* BEGIN Supplied data *

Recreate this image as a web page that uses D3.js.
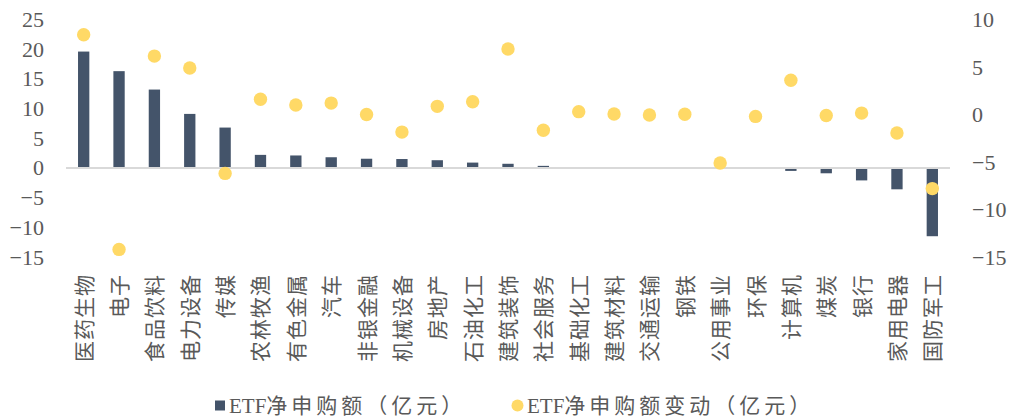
<!DOCTYPE html>
<html>
<head>
<meta charset="utf-8">
<script src="https://cdn.jsdelivr.net/npm/d3@7/dist/d3.min.js"></script>
<style>
  html, body { margin: 0; padding: 0; background: #fff; }
  svg { display: block; }
  text { fill: #595959; }
</style>
</head>
<body>
<svg id="chart" width="1013" height="419"></svg>
<script>
// Industry categories
const categories = ["医药生物","电子","食品饮料","电力设备","传媒","农林牧渔","有色金属","汽车","非银金融","机械设备",
  "房地产","石油化工","建筑装饰","社会服务","基础化工","建筑材料","交通运输","钢铁","公用事业","环保",
  "计算机","煤炭","银行","家用电器","国防军工"];

// ETF net subscription (100M CNY), left axis
const netSubscription = [19.6, 16.3, 13.2, 9.1, 6.8, 2.2, 2.1, 1.8, 1.55, 1.5,
  1.3, 0.9, 0.7, 0.35, 0.15, 0.05, 0.03, -0.03, -0.05, -0.1,
  -0.5, -0.9, -2.1, -3.6, -11.5];

// Change in ETF net subscription (100M CNY), right axis
const netSubscriptionChange = [8.4, -14.2, 6.15, 4.9, -6.2, 1.6, 1.0, 1.2, 0.0, -1.85,
  0.86, 1.35, 6.9, -1.66, 0.3, 0.05, -0.05, 0.02, -5.1, -0.2,
  3.6, -0.1, 0.15, -1.95, -7.8];

const leftTicks = [25, 20, 15, 10, 5, 0, -5, -10, -15];
const rightTicks = [10, 5, 0, -5, -10, -15];

// Legend entries: Latin prefix and CJK remainder
const seriesPrefix = ["ETF", "ETF"];
const seriesSuffix = ["净申购额（亿元）", "净申购额变动（亿元）"];

const barColor = "#44546A";
const dotColor = "#FFD966";
const fontFamily = "'Liberation Serif', 'Noto Sans CJK SC', serif";

const svg = d3.select("#chart");

const plot = { left: 66, right: 950, top: 19.5, bottom: 257 };

const x = d3.scaleBand()
  .domain(categories)
  .range([plot.left, plot.right])
  .paddingInner(0.68)
  .paddingOuter(0.34);

const yLeft = d3.scaleLinear().domain([-15, 25]).range([plot.bottom, plot.top]);
const yRight = d3.scaleLinear().domain([-15, 10]).range([plot.bottom, plot.top]);

// Left axis labels
const axisL = svg.append("g")
  .attr("transform", `translate(${plot.left},0)`)
  .call(d3.axisLeft(yLeft).tickValues(leftTicks).tickSize(0).tickPadding(22).tickFormat(d3.format("d")));
axisL.select(".domain").remove();
axisL.selectAll("text")
  .style("font-family", fontFamily).style("font-size", "22px").style("fill", "#595959");

// Right axis labels
const axisR = svg.append("g")
  .attr("transform", `translate(${plot.right},0)`)
  .call(d3.axisRight(yRight).tickValues(rightTicks).tickSize(0).tickPadding(22).tickFormat(d3.format("d")));
axisR.select(".domain").remove();
axisR.selectAll("text")
  .style("font-family", fontFamily).style("font-size", "22px").style("fill", "#595959");

// Bars
svg.append("g").selectAll("rect")
  .data(categories)
  .join("rect")
  .attr("x", d => x(d))
  .attr("width", x.bandwidth())
  .attr("y", (d, i) => yLeft(Math.max(0, netSubscription[i])))
  .attr("height", (d, i) => Math.abs(yLeft(netSubscription[i]) - yLeft(0)))
  .attr("fill", barColor);

// Zero baseline
svg.append("line")
  .attr("x1", plot.left).attr("x2", plot.right)
  .attr("y1", yLeft(0)).attr("y2", yLeft(0))
  .attr("stroke", "#d9d9d9").attr("stroke-width", 2);

// Change markers
svg.append("g").selectAll("circle")
  .data(categories)
  .join("circle")
  .attr("cx", d => x(d) + x.bandwidth() / 2)
  .attr("cy", (d, i) => yRight(netSubscriptionChange[i]))
  .attr("r", 6.7)
  .attr("fill", dotColor);

// Category labels, rotated to read bottom-to-top
svg.append("g").selectAll("text")
  .data(categories)
  .join("text")
  .attr("transform", d => `translate(${x(d) + x.bandwidth() / 2},274) rotate(-90)`)
  .attr("text-anchor", "end")
  .attr("dy", "0.38em")
  .style("font-family", fontFamily)
  .style("font-size", "21px")
  .style("letter-spacing", "1px")
  .text(d => d);

// Legend
const legend = svg.append("g").style("font-family", fontFamily).style("font-size", "21px");
legend.append("rect").attr("x", 215).attr("y", 400.5).attr("width", 10).attr("height", 10).attr("fill", barColor);
legend.append("circle").attr("cx", 517.5).attr("cy", 405.5).attr("r", 6).attr("fill", dotColor);
[229, 527].forEach((lx, i) => {
  const t = legend.append("text").attr("x", lx).attr("y", 406).attr("dy", "0.35em");
  t.append("tspan").text(seriesPrefix[i]);
  t.append("tspan").style("letter-spacing", "4px").text(seriesSuffix[i]);
});
</script>
</body>
</html>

* END Supplied data *

Begin at the first line of the data above and repeat each line exactly, stopping after the line containing "-0.5, -0.9, -2.1, -3.6, -11.5];". Omit the pictures.

The answer:
Recreate this image as a web page that uses D3.js.
<!DOCTYPE html>
<html>
<head>
<meta charset="utf-8">
<script src="https://cdn.jsdelivr.net/npm/d3@7/dist/d3.min.js"></script>
<style>
  html, body { margin: 0; padding: 0; background: #fff; }
  svg { display: block; }
  text { fill: #595959; }
</style>
</head>
<body>
<svg id="chart" width="1013" height="419"></svg>
<script>
// Industry categories
const categories = ["医药生物","电子","食品饮料","电力设备","传媒","农林牧渔","有色金属","汽车","非银金融","机械设备",
  "房地产","石油化工","建筑装饰","社会服务","基础化工","建筑材料","交通运输","钢铁","公用事业","环保",
  "计算机","煤炭","银行","家用电器","国防军工"];

// ETF net subscription (100M CNY), left axis
const netSubscription = [19.6, 16.3, 13.2, 9.1, 6.8, 2.2, 2.1, 1.8, 1.55, 1.5,
  1.3, 0.9, 0.7, 0.35, 0.15, 0.05, 0.03, -0.03, -0.05, -0.1,
  -0.5, -0.9, -2.1, -3.6, -11.5];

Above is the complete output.